His name really wasn’t Ron David, but when I met him in Dallas, he worked as D.J. on the local rock station, which insisted that each D.J. be named David. So Ron McCoy became Ron David McCoy. I visited his control room while he spun chatter and platters with a rapid-fire style I found amazing. Good-humored, a skinny guy with Elvis hair, and a baby-doll wife, a real looker.
The McCoys were fun, too. But I was shivering.
The wind whistled up Carnaby Street, and I’d come with no coat. The girls were bundled up, and Ron David had a long trench coat which reminded me of one I’d bought at Midwestern University, years ago, charcoal-black with a subtle gold-brown check, lined, with deep pockets. I’d thought it made me look very much like Holden Caulfield.

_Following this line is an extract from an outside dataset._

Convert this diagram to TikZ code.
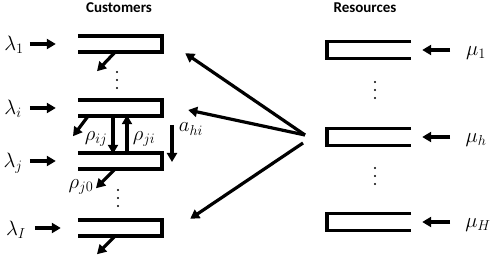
\documentclass[tikz,border=0pt]{standalone}
\usepackage{fontspec}
\newfontfamily\titlefont{Carlito}
\usetikzlibrary{arrows.meta}
\begin{document}
\begin{tikzpicture}[x=1pt,y=-1pt,
  qbox/.style={rectangle,draw=none,minimum width=84pt,minimum height=16pt,inner sep=0pt},
  q/.style={line width=3.5pt,line join=miter},
  ar/.style={line width=3.2pt,-{Triangle[length=9pt,width=10pt]}},
  lab/.style={font=\fontsize{20}{23}\selectfont,inner sep=0pt},
  ttl/.style={font=\titlefont\bfseries\fontsize{15}{17}\selectfont,inner sep=0pt}]
\useasboundingbox (0,0) rectangle (500,256);
% titles
\node[ttl] (tc) at (119,8) {Customers};
\node[ttl] (tr) at (365,8) {Resources};
% customer queues
\node[qbox] (c1) at (120,44) {};
\node[qbox] (ci) at (120,108) {};
\node[qbox] (cj) at (120,161) {};
\node[qbox] (cI) at (120,228) {};
\foreach \c in {c1,ci,cj,cI}
  \draw[q] (\c.north west) -- (\c.north east) -- (\c.south east) -- (\c.south west);
% resource queues
\node[qbox,minimum height=17pt] (r1) at (369,50) {};
\node[qbox,minimum height=17pt] (rh) at (369,137) {};
\node[qbox,minimum height=17pt] (rH) at (369,222) {};
\foreach \r in {r1,rh,rH}
  \draw[q] (\r.north east) -- (\r.north west) -- (\r.south west) -- (\r.south east);
% lambda labels and arrows
\node[lab] (l1) at (14,45) {$\lambda_1$};
\node[lab] (li) at (13,109) {$\lambda_i$};
\node[lab] (lj) at (13,163) {$\lambda_j$};
\node[lab] (lI) at (16,230) {$\lambda_I$};
\draw[ar] ([xshift=-48pt]c1.west) -- ([xshift=-22pt]c1.west);
\draw[ar] ([xshift=-48pt]ci.west) -- ([xshift=-22pt]ci.west);
\draw[ar] ([xshift=-48pt]cj.west) -- ([xshift=-22pt]cj.west);
\draw[ar] ([xshift=-43pt]cI.west) -- ([xshift=-17pt]cI.west);
% mu labels and arrows
\node[lab] (m1) at (476,53) {$\mu_1$};
\node[lab] (mh) at (476,140) {$\mu_h$};
\node[lab] (mH) at (478,225) {$\mu_H$};
\draw[ar] ([xshift=39pt]r1.east) -- ([xshift=11pt]r1.east);
\draw[ar] ([xshift=39pt]rh.east) -- ([xshift=11pt]rh.east);
\draw[ar] ([xshift=39pt]rH.east) -- ([xshift=11pt]rH.east);
% departures
\draw[ar] ([xshift=-5pt]c1.south) -- ++(-18,19);
\draw[ar] ([xshift=-32pt]ci.south) -- ++(-15,20);
\draw[ar] ([xshift=-5pt]cj.south) -- ++(-19,19);
\draw[ar] ([xshift=-5pt]cI.south) -- ++(-18,18);
% routing between i and j
\draw[ar] ([xshift=-7pt]ci.south) -- ([xshift=-7pt,yshift=-1pt]cj.north);
\draw[ar] ([xshift=7pt]cj.north) -- ([xshift=7pt,yshift=1pt]ci.south);
\node[lab] (rij) at (96,139) {$\rho_{ij}$};
\node[lab] (rji) at (144,139) {$\rho_{ji}$};
\node[lab] (rj0) at (81,187) {$\rho_{j0}$};
% a_hi
\coordinate (ahs) at (172,125);
\coordinate (ahe) at (172,162);
\draw[ar] (ahs) -- (ahe);
\node[lab] (ahi) at (191,129) {$a_{hi}$};
% fan
\coordinate (fan) at (305,135);
\coordinate (fan2) at (303,143);
\draw[ar] (fan) -- ([shift={(23,1)}]c1.south east);
\draw[ar] (fan) -- ([shift={(26,2)}]ci.east);
\draw[ar] (fan2) -- ([shift={(28,-1)}]cI.north east);
% dots
\foreach \yy in {0,8,16} {
  \fill (117,72+\yy) circle (1.1pt);
  \fill (118,190+\yy) circle (1.1pt);
  \fill (375,82+\yy) circle (1.1pt);
  \fill (375,168+\yy) circle (1.1pt);
}
\end{tikzpicture}
\end{document}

I’d got it muddied almost at once, and thought it ruined, but took it to Ray Moore’s Cleaners in Henrietta. Ray had dry cleaned for my family all my life. Back came the trench coat, perfect. You’d think it new except for the tiny tag of cloth pinned inside with my name. I think about all the clothes over all those years, and wonder how many tiny tags Ray had made for my family, for all the families in our town. Somewhere today, in a back closet, in a junk yard, I imagine an old garment long forgotten, still with the faded tag of cloth fluttering to tell the world my name.
Me and that trench coat had travelled many miles. I wished I had it now, because I was chilling to the bone. I looked enviously at Ron David. I tried to walk faster.
The three of them were laughing and telling stories, but I was trying to remember. My trench coat should be in the house in East Grinstead, but I didn’t think so. I knew I’d brought it from Texas to St. Louis because I remember Sam putting me up for a few days, and he’d borrowed it. And then I’d packed it up again and moved to the unheated house trailer off the end of the jet runway. I’d not worn it that winter: too cold for a trench coat.
But I couldn’t remember packing it for England. Maybe I’d finally lost it. Then I had a thought, and turned to Ron.
“That’s a nice coat,” I said.
“Thanks,” he said, looking down at it.
“Where did you get it?” I asked.
“Oh, I borrowed it from Sam,” he said. Aha!
“You know, Ron,” I said, “That’s my coat.”
“What are you talking about?” He stared. I nodded.
“I left it with Sam for safe-keeping,” I said, “You’re wearing my coat.” He looked indignant.
“I don’t see your name on it!” he said. Wrong answer.
“Open it up,” I said. He did.
Thank you, Ray Moore. There, near the hem, a tiny piece of cloth fluttered.
So nice to have my coat back! So nice of Ron David to bring it to me, all the way from St. Louis, and just when I needed it, too. So nice and warm, there on Carnaby street.